Task to complete >> Within the records that follow, find every line containing the string "React". Copy those lines.

Entries shown >>
........
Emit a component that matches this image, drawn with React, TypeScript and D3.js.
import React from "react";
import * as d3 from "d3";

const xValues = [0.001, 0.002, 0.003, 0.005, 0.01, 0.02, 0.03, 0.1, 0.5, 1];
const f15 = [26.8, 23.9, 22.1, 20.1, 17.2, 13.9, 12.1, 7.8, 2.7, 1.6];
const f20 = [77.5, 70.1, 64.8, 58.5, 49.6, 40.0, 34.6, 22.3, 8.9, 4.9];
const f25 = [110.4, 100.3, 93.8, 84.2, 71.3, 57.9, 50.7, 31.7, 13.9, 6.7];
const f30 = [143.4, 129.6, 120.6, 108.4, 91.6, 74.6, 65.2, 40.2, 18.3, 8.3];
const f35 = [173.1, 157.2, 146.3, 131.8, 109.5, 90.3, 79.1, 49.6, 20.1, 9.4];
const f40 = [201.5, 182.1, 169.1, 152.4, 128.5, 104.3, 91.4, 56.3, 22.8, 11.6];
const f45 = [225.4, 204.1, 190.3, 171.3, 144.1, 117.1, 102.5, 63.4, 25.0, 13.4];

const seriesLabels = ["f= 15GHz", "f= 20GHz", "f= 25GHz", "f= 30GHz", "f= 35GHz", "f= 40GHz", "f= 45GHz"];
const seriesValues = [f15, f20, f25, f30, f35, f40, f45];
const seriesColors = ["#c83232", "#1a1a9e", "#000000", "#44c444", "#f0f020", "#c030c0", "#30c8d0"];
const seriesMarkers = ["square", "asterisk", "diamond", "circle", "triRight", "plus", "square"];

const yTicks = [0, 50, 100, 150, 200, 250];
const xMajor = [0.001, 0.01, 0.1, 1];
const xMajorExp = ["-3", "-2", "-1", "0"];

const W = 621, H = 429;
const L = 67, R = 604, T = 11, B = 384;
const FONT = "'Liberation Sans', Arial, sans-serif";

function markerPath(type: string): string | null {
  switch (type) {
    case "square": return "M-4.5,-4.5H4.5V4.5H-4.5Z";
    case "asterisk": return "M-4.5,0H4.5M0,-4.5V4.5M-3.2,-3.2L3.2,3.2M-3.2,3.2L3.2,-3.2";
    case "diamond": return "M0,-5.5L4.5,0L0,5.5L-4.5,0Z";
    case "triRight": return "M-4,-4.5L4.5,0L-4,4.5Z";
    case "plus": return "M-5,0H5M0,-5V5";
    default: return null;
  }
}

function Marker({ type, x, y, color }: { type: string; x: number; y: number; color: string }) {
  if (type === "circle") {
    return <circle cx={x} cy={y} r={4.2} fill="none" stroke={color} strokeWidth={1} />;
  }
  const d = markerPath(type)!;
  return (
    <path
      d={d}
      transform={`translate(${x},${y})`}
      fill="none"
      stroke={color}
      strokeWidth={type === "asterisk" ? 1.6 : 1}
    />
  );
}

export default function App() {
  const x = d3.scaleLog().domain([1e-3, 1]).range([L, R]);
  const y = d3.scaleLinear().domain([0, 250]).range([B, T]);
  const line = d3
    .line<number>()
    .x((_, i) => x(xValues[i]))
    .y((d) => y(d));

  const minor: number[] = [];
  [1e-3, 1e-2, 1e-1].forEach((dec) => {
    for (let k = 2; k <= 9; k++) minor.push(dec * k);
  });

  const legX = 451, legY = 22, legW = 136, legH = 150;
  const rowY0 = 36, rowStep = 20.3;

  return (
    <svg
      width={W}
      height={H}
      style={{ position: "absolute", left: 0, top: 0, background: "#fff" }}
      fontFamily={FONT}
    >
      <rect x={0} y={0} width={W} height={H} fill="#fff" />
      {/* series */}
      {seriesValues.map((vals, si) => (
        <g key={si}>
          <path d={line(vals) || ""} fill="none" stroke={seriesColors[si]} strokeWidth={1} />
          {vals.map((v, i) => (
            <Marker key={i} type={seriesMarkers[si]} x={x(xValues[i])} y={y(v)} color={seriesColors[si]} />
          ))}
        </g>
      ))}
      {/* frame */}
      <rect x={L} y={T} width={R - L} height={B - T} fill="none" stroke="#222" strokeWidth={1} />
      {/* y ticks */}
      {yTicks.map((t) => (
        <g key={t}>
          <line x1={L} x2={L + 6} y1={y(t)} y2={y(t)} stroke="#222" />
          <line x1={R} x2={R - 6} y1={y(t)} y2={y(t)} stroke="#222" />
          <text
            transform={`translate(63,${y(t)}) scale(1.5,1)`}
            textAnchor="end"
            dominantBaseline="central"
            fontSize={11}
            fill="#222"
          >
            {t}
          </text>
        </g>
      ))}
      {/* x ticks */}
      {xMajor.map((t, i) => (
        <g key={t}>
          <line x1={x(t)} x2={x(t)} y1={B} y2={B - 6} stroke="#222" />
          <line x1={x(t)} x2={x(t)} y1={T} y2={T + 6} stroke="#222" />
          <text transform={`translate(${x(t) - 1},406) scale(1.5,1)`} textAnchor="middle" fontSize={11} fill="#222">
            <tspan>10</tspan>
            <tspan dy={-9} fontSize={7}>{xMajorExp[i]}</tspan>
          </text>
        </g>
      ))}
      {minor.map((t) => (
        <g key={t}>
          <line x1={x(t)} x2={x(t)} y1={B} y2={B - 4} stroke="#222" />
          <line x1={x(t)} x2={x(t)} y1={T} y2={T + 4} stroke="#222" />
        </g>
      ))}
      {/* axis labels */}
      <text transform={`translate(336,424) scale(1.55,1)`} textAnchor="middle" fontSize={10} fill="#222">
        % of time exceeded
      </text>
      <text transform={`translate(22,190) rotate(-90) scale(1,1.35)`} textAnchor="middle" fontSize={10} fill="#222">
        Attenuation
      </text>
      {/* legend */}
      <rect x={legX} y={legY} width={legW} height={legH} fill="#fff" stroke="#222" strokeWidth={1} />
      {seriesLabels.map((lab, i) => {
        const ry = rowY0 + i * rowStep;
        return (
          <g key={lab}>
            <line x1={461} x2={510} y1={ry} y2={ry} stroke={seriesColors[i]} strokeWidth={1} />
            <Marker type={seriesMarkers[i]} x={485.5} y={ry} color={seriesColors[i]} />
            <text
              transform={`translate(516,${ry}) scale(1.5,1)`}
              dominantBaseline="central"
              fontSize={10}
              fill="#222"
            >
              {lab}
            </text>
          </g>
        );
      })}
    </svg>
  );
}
........
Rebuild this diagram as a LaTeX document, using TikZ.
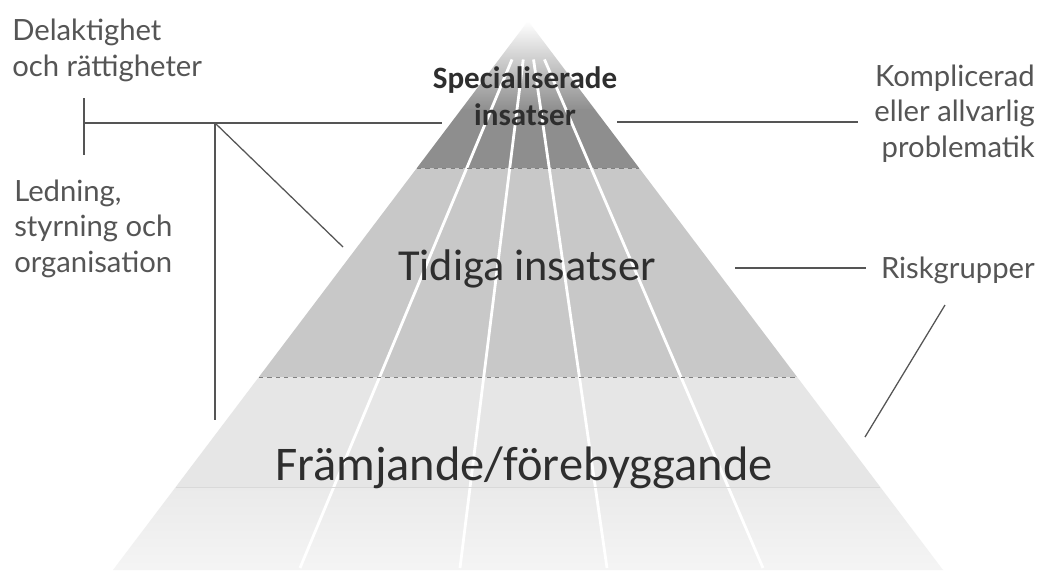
........
Full answer >>
Emit a component that matches this image, drawn with React, TypeScript and D3.js.
import React from "react";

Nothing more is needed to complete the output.